Right, if a module leaks memory, that's really its problem, and if the module gets unloaded and INVARIANTS is on, the kernel prints a warning about the leaked memory anyway (assuming the module declares its own MALLOC_TYPE which it should) so I think that's an adequate safety belt.

Thanks for finding + fixing this and apologies for introducing the bug.

One final nit: I think the change added to cdg's cb_destroy() checking for NULL cc_data is not needed - its cb_init() doesn't allow the algo to be used if malloc() fails.

I would prefer to leave the check in cc_cdg until we run to ground why the callback was getting hit twice (in the case someone has cc_cdg as default).

To leave a paper trail, the option we employ that prompted this initial investigation is net.inet.tcp.nolocaltimewait=1.

I would prefer to leave the check in cc_cdg until we run to ground why the callback was getting hit twice (in the case someone has cc_cdg as default).

Ok.

To leave a paper trail, the option we employ that prompted this initial investigation is net.inet.tcp.nolocaltimewait=1.

hrm... seems kinda unrelated.

Question: are you possibly switching between stacks as well as CC algos?
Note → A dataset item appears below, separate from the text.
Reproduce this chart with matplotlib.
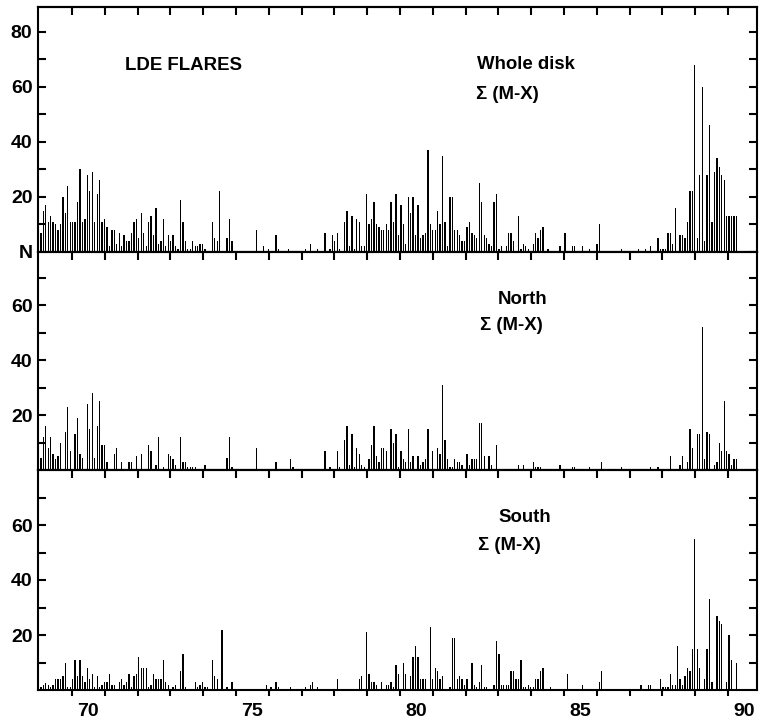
import matplotlib.pyplot as plt
import numpy as np
from matplotlib.ticker import NullFormatter

plt.rcParams.update({
    'font.family': ['Liberation Sans', 'DejaVu Sans'],
    'font.weight': 'bold',
    'font.size': 14,
    'axes.linewidth': 1.5,
})

# one bar per solar (Bartels) rotation, starting early 1969
start_year = 69.05
rotation = 27.2753 / 365.25

whole = [
    7, 15, 17, 11, 13, 11, 10, 8, 10, 20, 14, 24, 11, 11, 11, 18, 30, 11, 12, 28,
    22, 29, 11, 21, 26, 11, 12, 9, 2, 8, 8, 3, 7, 2, 6, 4, 4, 7, 11, 12,
    5, 14, 7, 2, 11, 13, 6, 16, 3, 4, 12, 2, 6, 4, 6, 2, 1, 19, 11, 4,
    1, 1, 4, 2, 2, 3, 3, 1, 0, 0, 11, 5, 4, 22, 0, 0, 5, 12, 4, 0,
    0, 0, 0, 0, 0, 0, 0, 0, 8, 0, 0, 2, 0, 1, 0, 0, 6, 1, 0, 0,
    0, 1, 0, 0, 0, 0, 0, 0, 1, 0, 3, 0, 0, 1, 0, 0, 7, 0, 1, 6,
    4, 7, 1, 0, 11, 15, 2, 13, 1, 12, 11, 2, 2, 21, 10, 12, 18, 10, 9, 8,
    8, 10, 8, 18, 11, 21, 6, 17, 10, 3, 20, 14, 20, 6, 17, 5, 6, 7, 37, 10,
    8, 8, 15, 10, 35, 11, 2, 20, 20, 8, 8, 6, 4, 4, 9, 11, 7, 6, 5, 25,
    18, 6, 5, 3, 2, 18, 21, 1, 2, 0, 2, 7, 7, 4, 0, 13, 1, 3, 2, 1,
    0, 3, 7, 5, 8, 9, 0, 1, 0, 0, 0, 0, 2, 0, 7, 0, 0, 2, 2, 0,
    0, 2, 0, 0, 1, 0, 0, 3, 10, 0, 0, 0, 0, 0, 0, 0, 0, 1, 0, 0,
    0, 0, 0, 0, 1, 0, 0, 1, 0, 2, 0, 0, 5, 1, 1, 1, 7, 7, 3, 16,
    0, 6, 6, 5, 11, 22, 22, 68, 5, 28, 60, 4, 28, 46, 11, 29, 34, 31, 28, 26,
    13, 13, 13, 13, 13, 0,
]

north = [
    4.5, 12, 16, 8, 12, 6, 4, 5, 10, 0, 14, 23, 7, 0, 13, 19, 6, 4.5, 0, 24,
    15, 28, 4.5, 16, 25, 9, 9, 3, 0, 0, 6, 8, 0, 3, 0, 0, 3, 3, 0, 5,
    0, 6, 0, 0, 9, 7, 0, 2, 12, 0, 1, 0, 6, 5, 4, 2, 0, 12, 3, 3,
    1, 1, 1, 1, 0, 0, 0, 2, 0, 0, 0, 0, 0, 0, 0, 0, 4.5, 12, 1, 0,
    0, 0, 0, 0, 0, 0, 0, 0, 8, 0, 0, 0, 0, 0, 0, 0, 3, 0, 0, 0,
    0, 0, 4, 1, 0, 0, 0, 0, 0, 0, 0, 0, 0, 0, 0, 0, 7, 0, 1, 0,
    0, 7, 1, 0, 11, 16, 2, 13, 1, 8, 6, 2, 1, 0, 4, 9, 16, 5, 3, 8,
    8, 7, 0, 15, 10, 13, 1, 7, 4, 3, 15, 3, 5, 0, 5, 2, 3, 4, 15, 0,
    7, 0, 8, 6, 31, 11, 4, 1, 1, 4, 3, 3, 2, 0, 6, 2, 4, 4, 4, 17,
    17, 5, 0, 5, 2, 0, 9, 0, 0, 0, 0, 0, 0, 0, 0, 2, 0, 2, 0, 0,
    0, 3, 1, 1, 1, 0, 0, 0, 0, 0, 0, 0, 2, 0, 0, 0, 0, 1, 1, 0,
    0, 0, 0, 0, 1, 0, 0, 0, 0, 3, 0, 0, 0, 0, 0, 0, 0, 1, 0, 0,
    0, 0, 0, 0, 0, 0, 0, 0, 0, 1, 0, 0, 1, 0, 0, 0, 0, 5, 0, 0,
    0, 2, 5, 0, 3, 15, 8, 0, 13, 13, 52, 4, 14, 13, 0, 2, 3, 10, 7, 25,
    7, 6, 2, 4, 4, 0,
]

south = [
    1, 2, 2.5, 2, 1, 2, 4, 4, 4, 5, 10, 1, 1, 4, 11, 5, 11, 5, 3, 8,
    4, 6, 1, 5, 1, 2, 3, 3, 6, 2, 2, 0, 3, 4, 2, 3, 6, 1, 5, 6,
    12, 8, 8, 8, 1, 2, 6, 4, 4, 4, 11, 3, 2, 0, 1, 2, 0, 7, 13, 1,
    0, 0, 0, 3, 1, 2, 3, 1, 1, 0, 11, 5, 4, 0, 22, 0, 1, 0, 3, 0,
    0, 0, 0, 0, 0, 0, 0, 0, 0, 0, 0, 0, 2, 0, 1, 0, 3, 1, 0, 0,
    0, 0, 1, 0, 0, 0, 0, 0, 1, 0, 2, 3, 0, 1, 0, 0, 0, 0, 0, 0,
    0, 4, 0, 0, 0, 0, 0, 0, 0, 0, 4, 5, 0, 21, 6, 3, 3, 2, 0, 3,
    0, 2, 2, 3, 1, 9, 6, 0, 10, 6, 0, 5, 12, 16, 12, 4, 4, 4, 0, 23,
    4, 8, 7, 4, 5, 0, 0, 1, 19, 19, 4, 5, 4, 2, 4, 0, 10, 2, 1, 3,
    9, 1, 1, 0, 0, 2, 18, 13, 2, 2, 2, 2, 7, 7, 4, 4, 11, 1, 1, 2,
    1, 1, 4, 4, 7, 8, 0, 0, 1, 0, 0, 0, 0, 0, 0, 6, 0, 0, 0, 0,
    0, 2, 0, 0, 0, 0, 0, 0, 3, 7, 0, 0, 0, 0, 0, 0, 0, 0, 0, 0,
    0, 0, 0, 0, 0, 2, 0, 0, 2, 2, 0, 0, 0, 4, 1, 1, 1, 6, 2, 2,
    16, 4, 2, 5, 8, 7, 15, 55, 15, 8, 0, 4, 15, 33, 3, 0, 27, 25, 24, 0,
    3, 20, 11, 0, 10, 0,
]

years = start_year + rotation * np.arange(len(whole))

year_ticks = list(range(70, 91))
year_labels = ['70', '75', '80', '85', '90']
year_label_pos = [70.5, 75.5, 80.5, 85.5, 90.5]

fig = plt.figure(figsize=(7.61, 7.23), dpi=100)

# [left, bottom, width, height] in figure fraction
left, width = 38 / 761, 719 / 761
panels = [
    (whole, (1 - 252 / 723, 245 / 723), 89.0, ['N', '20', '40', '60', '80'], [0, 20, 40, 60, 80],
     [('LDE FLARES', 0.121, 0.763), ('Whole disk', 0.611, 0.767), ('Σ (M-X)', 0.609, 0.641)]),
    (north, (1 - 470 / 723, 218 / 723), 79.3, ['20', '40', '60'], [20, 40, 60],
     [('North', 0.640, 0.784), ('Σ (M-X)', 0.615, 0.661)]),
    (south, (1 - 690 / 723, 220 / 723), 80.0, ['20', '40', '60'], [20, 40, 60],
     [('South', 0.640, 0.786), ('Σ (M-X)', 0.612, 0.659)]),
]

for k, (vals, (bot, h), ytop, ylabs, yt, texts) in enumerate(panels):
    ax = fig.add_axes([left, bot, width, h])
    ax.bar(years, vals, width=0.04, color='black', linewidth=0)
    ax.set_xlim(68.963, 90.884)
    ax.set_ylim(0, ytop)

    ax.set_yticks(yt, labels=ylabs)
    ax.set_yticks([v for v in range(10, int(ytop), 10) if v not in yt], minor=True)
    ax.tick_params(axis='y', which='both', direction='in', left=True, right=True,
                   length=6, width=1.5, pad=4, labelsize=14)

    top = ax.secondary_xaxis('top')
    top.set_xticks(year_ticks)
    top.xaxis.set_major_formatter(NullFormatter())
    top.tick_params(direction='in', length=5.5, width=1.5)
    top.spines['top'].set_linewidth(1.5)

    if k == 2:
        ax.set_xticks(year_ticks)
        ax.xaxis.set_major_formatter(NullFormatter())
        ax.set_xticks(year_label_pos, labels=year_labels, minor=True)
        ax.tick_params(axis='x', which='major', direction='out', length=4.5, width=1.5)
        ax.tick_params(axis='x', which='minor', length=0, pad=9, labelsize=14)
    else:
        ax.set_xticks([])

    for s, tx, ty in texts:
        ax.text(tx, ty, s, transform=ax.transAxes, ha='left', va='center',
                fontsize=13.4, fontweight='bold')

fig.savefig('out.png', dpi=100)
I must admit to not having studied the interaction between stack and algo switching (someone else did that integration while I wasn't paying attention).

This revision is now accepted and ready to land.Jul 21 2018, 3:40 AM

Ah I think you are indeed correct, I looked at the QA test suite and they have a stress for the TCP_CONGESTION sockopt from our default cc_cubic to new reno. So we were coming into reno with freed but not NULL junk in cc_data and it therefore the framework tried to call newreno's destructor later on. Thanks for the insight!

kbowling edited the summary of this revision. (Show Details)

Remove NULL check in cc_cdg_destroy per @lstewart now that we understand the pathology.

This revision now requires review to proceed.Jul 21 2018, 7:11 PM
This revision is now accepted and ready to land.Jul 21 2018, 8:23 PM
This revision was automatically updated to reflect the committed changes.